According to Page 97 of the Datasheet:
The input voltage to the on-chip oscillators is limited to 1.8 V. If
the oscillator is driven by a clock in slave mode, it is recommended
that the input be coupled through a capacitor with Ci = 100 pF. To
limit the input voltage to the specified range, choose an additional
capacitor to ground Cg which attenuates the input voltage by a factor
Ci/(Ci + Cg).
In slave mode, a minimum of 200 mV (RMS) is needed. In
slave mode the input clock signal should be coupled by means of a
capacitor of 100 pF (Figure 49), with an amplitude between 200 mV
(RMS) and 1000 mV (RMS). This corresponds to a square wave signal with
a signal swing of between 280 mV and 1.4 V. The XTALOUT pin in this
configuration can be left unconnected.
This basically answers your question (1). You can use an external clock to drive the XTALIN pin as long as you limit the voltage swing to between 200mV and 1000mV RMS. The (NXP) recommend doing this using two capacitors to AC couple the clock and act as an attenuator. See the diagram on page 97.
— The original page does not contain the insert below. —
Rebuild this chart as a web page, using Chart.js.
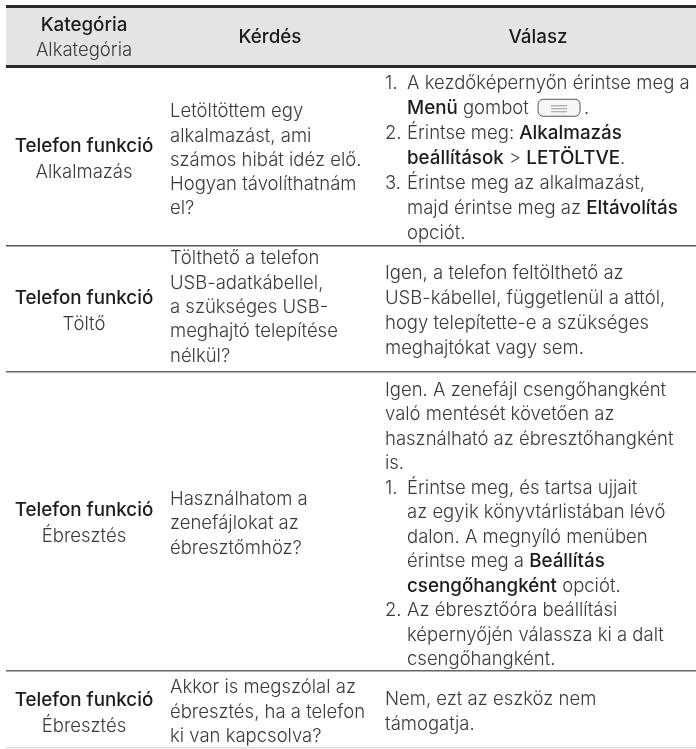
<!DOCTYPE html>
<html>
<head>
<meta charset="utf-8">
<title>Kategória</title>
<script src="https://cdn.jsdelivr.net/npm/chart.js@4"></script>
<style>
  html, body { margin: 0; padding: 0; background: #fff; overflow: hidden; }
  canvas { display: block; }
</style>
</head>
<body>
<canvas id="table" width="696" height="749"></canvas>
<script>
// table content, ** marks bold runs, [menu] is the menu key icon
let headers = ["Kérdés", "Válasz"];
let headerCategory = ["Kategória", "Alkategória"];
let categories = ["Telefon funkció", "Telefon funkció", "Telefon funkció", "Telefon funkció"];
let subcategories = ["Alkalmazás", "Töltő", "Ébresztés", "Ébresztés"];
let questions = [
  ["Letöltöttem egy", "alkalmazást, ami", "számos hibát idéz elő.", "Hogyan távolíthatnám", "el?"],
  ["Tölthető a telefon", "USB-adatkábellel,", "a szükséges USB-", "meghajtó telepítése", "nélkül?"],
  ["Használhatom a", "zenefájlokat az", "ébresztőmhöz?"],
  ["Akkor is megszólal az", "ébresztés, ha a telefon", "ki van kapcsolva?"]
];
let answers = [
  ["1.|A kezdőképernyőn érintse meg a", "|**Menü** gombot [menu].", "2.|Érintse meg: **Alkalmazás**", "|**beállítások** > **LETÖLTVE**.", "3.|Érintse meg az alkalmazást,", "|majd érintse meg az **Eltávolítás**", "|opciót."],
  ["Igen, a telefon feltölthető az", "USB-kábellel, függetlenül a attól,", "hogy telepítette-e a szükséges", "meghajtókat vagy sem."],
  ["Igen. A zenefájl csengőhangként", "való mentését követően az", "használható az ébresztőhangként", "is.", "1.|Érintse meg, és tartsa ujjait", "|az egyik könyvtárlistában lévő", "|dalon. A megnyíló menüben", "|érintse meg a **Beállítás**", "|**csengőhangként** opciót.", "2.|Az ébresztőóra beállítási", "|képernyőjén válassza ki a dalt", "|csengőhangként."],
  ["Nem, ezt az eszköz nem", "támogatja."]
];

// horizontal rules, in the y scale's units
let ruleValues = [6, 66, 245.5, 371.5, 671, 748];
let ruleColors = ["#2a2a2a", "#2a2a2a", "#555", "#666", "#666", "#ddd"];
let ruleWidths = [3, 3, 1.5, 1.5, 1.5, 1.5];

const LIGHT = '300 18.5px Inter';
const BOLD = '500 18.8px Inter';
const TEXT = '#3a3a3a';
const DARK = '#1c1c1c';

// per row nudges, the source isn't set on an even grid
const categoryShift = [3, 2, 1.5, 2.5];
const questionShift = [3.5, -2, 1.5, 1.5];
const answerShift = [1.5, 1.5, 2.5, 1.5];
const questionPitch = [24.3, 24.3, 24.5, 24.3];
const answerPitch = [25, 25, 24.5, 25];

function drawRuns(ctx, line, x, y) {
  let parts = line.split(/(\*\*.*?\*\*|\[menu\])/).filter(p => p);
  parts.forEach(function(p) {
    if (p === "[menu]") {
      drawMenuIcon(ctx, x, y);
      x += 50;
    } else if (p.startsWith("**")) {
      let t = p.slice(2, -2);
      ctx.font = BOLD;
      ctx.fillStyle = DARK;
      ctx.fillText(t, x, y);
      x += ctx.measureText(t).width;
    } else {
      ctx.font = LIGHT;
      ctx.fillStyle = TEXT;
      ctx.fillText(p, x, y);
      x += ctx.measureText(p).width;
    }
  });
}

function drawMenuIcon(ctx, x, y) {
  ctx.save();
  ctx.beginPath();
  ctx.roundRect(x + 4, y - 9, 42, 17, 5);
  ctx.fillStyle = "#f6f6f6";
  ctx.fill();
  ctx.strokeStyle = "#555";
  ctx.lineWidth = 1;
  ctx.stroke();
  ctx.strokeStyle = "#999";
  [-3, 0, 3].forEach(function(d) {
    ctx.beginPath();
    ctx.moveTo(x + 17, y + d + 0.5);
    ctx.lineTo(x + 33, y + d + 0.5);
    ctx.stroke();
  });
  ctx.restore();
}

const tablePlugin = {
  id: "tableText",
  beforeDraw(chart) {
    let ctx = chart.ctx, x = chart.scales.x, y = chart.scales.y;
    ctx.save();
    ctx.fillStyle = "#e4e4e4";
    ctx.fillRect(x.left, y.getPixelForValue(ruleValues[0]), x.width, y.getPixelForValue(ruleValues[1]) - y.getPixelForValue(ruleValues[0]));
    ctx.restore();
  },
  afterDraw(chart) {
    let ctx = chart.ctx, sx = chart.scales.x, sy = chart.scales.y;
    ctx.save();
    ctx.textBaseline = "middle";

    // header row
    ctx.textAlign = "center";
    ctx.font = BOLD;
    ctx.fillStyle = DARK;
    ctx.fillText(headerCategory[0], sx.getPixelForValue(84), sy.getPixelForValue(25.5));
    ctx.fillText(headers[0], sx.getPixelForValue(270), sy.getPixelForValue(37));
    ctx.fillText(headers[1], sx.getPixelForValue(538), sy.getPixelForValue(37));
    ctx.font = LIGHT;
    ctx.fillStyle = TEXT;
    ctx.fillText(headerCategory[1], sx.getPixelForValue(84), sy.getPixelForValue(50.5));

    categories.forEach(function(cat, i) {
      let mid = (ruleValues[i + 1] + ruleValues[i + 2]) / 2 + 1;

      ctx.textAlign = "center";
      ctx.font = BOLD;
      ctx.fillStyle = DARK;
      ctx.fillText(cat, sx.getPixelForValue(84), sy.getPixelForValue(mid - 13 + categoryShift[i]));
      ctx.font = LIGHT;
      ctx.fillStyle = TEXT;
      ctx.fillText(subcategories[i], sx.getPixelForValue(84), sy.getPixelForValue(mid + 13 + categoryShift[i]));

      ctx.textAlign = "left";
      let qTop = mid + questionShift[i] - (questions[i].length - 1) * questionPitch[i] / 2;
      questions[i].forEach(function(line, j) {
        ctx.font = LIGHT;
        ctx.fillStyle = TEXT;
        ctx.fillText(line, sx.getPixelForValue(170), sy.getPixelForValue(qTop + j * questionPitch[i]));
      });

      let aTop = mid + answerShift[i] - (answers[i].length - 1) * answerPitch[i] / 2;
      answers[i].forEach(function(line, j) {
        let py = sy.getPixelForValue(aTop + j * answerPitch[i]);
        if (line.includes("|")) {
          let [num, rest] = line.split("|");
          ctx.font = LIGHT;
          ctx.fillStyle = TEXT;
          ctx.fillText(num, sx.getPixelForValue(385), py);
          drawRuns(ctx, rest, sx.getPixelForValue(407), py);
        } else {
          drawRuns(ctx, line, sx.getPixelForValue(385), py);
        }
      });
    });
    ctx.restore();
  }
};

new Chart(document.getElementById("table").getContext("2d"), {
  type: "scatter",
  data: { datasets: [] },
  plugins: [tablePlugin],
  options: {
    responsive: false,
    animation: false,
    layout: { padding: { left: 6 } },
    plugins: { legend: { display: false }, tooltip: { enabled: false } },
    scales: {
      x: {
        type: "linear", min: 6, max: 696,
        grid: { display: false, drawTicks: false },
        border: { display: false },
        ticks: { display: false }
      },
      y: {
        type: "linear", min: 0, max: 749, reverse: true,
        afterBuildTicks(axis) { axis.ticks = ruleValues.map(v => ({ value: v })); },
        grid: {
          drawTicks: false,
          color: ctx => ruleColors[ruleValues.indexOf(ctx.tick.value)],
          lineWidth: ctx => ruleWidths[ruleValues.indexOf(ctx.tick.value)]
        },
        border: { display: false },
        ticks: { display: false }
      }
    }
  }
});
</script>
</body>
</html>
It also goes on to say you should leave XTALOUT unconnected - i.e. don't connect anything to it, not ground, not a resistor, nothing.
As for question (2), the job of a PLL is to produce a clock which is at a higher (or lower) frequency to the reference clock, but one which is phase locked to it. In other words if you were to have a x2 PLL, you would have an output clock of exactly 2x the input clock assuming the PLL has locked.
It is possible you will get some drift in the clock, but this will be limited by the PLL as to how far it goes before being corrected. The maximum drift determines how much jitter you get on the clock -
something which should be specified in the datasheet somewhere (haven't looked) doesn't appear to be specified in the datasheet though. The jitter is basically a small variation of frequency as the rising and falling edges of the clock are not at exactly the right moment due to the PLL bandwidth and drift correction.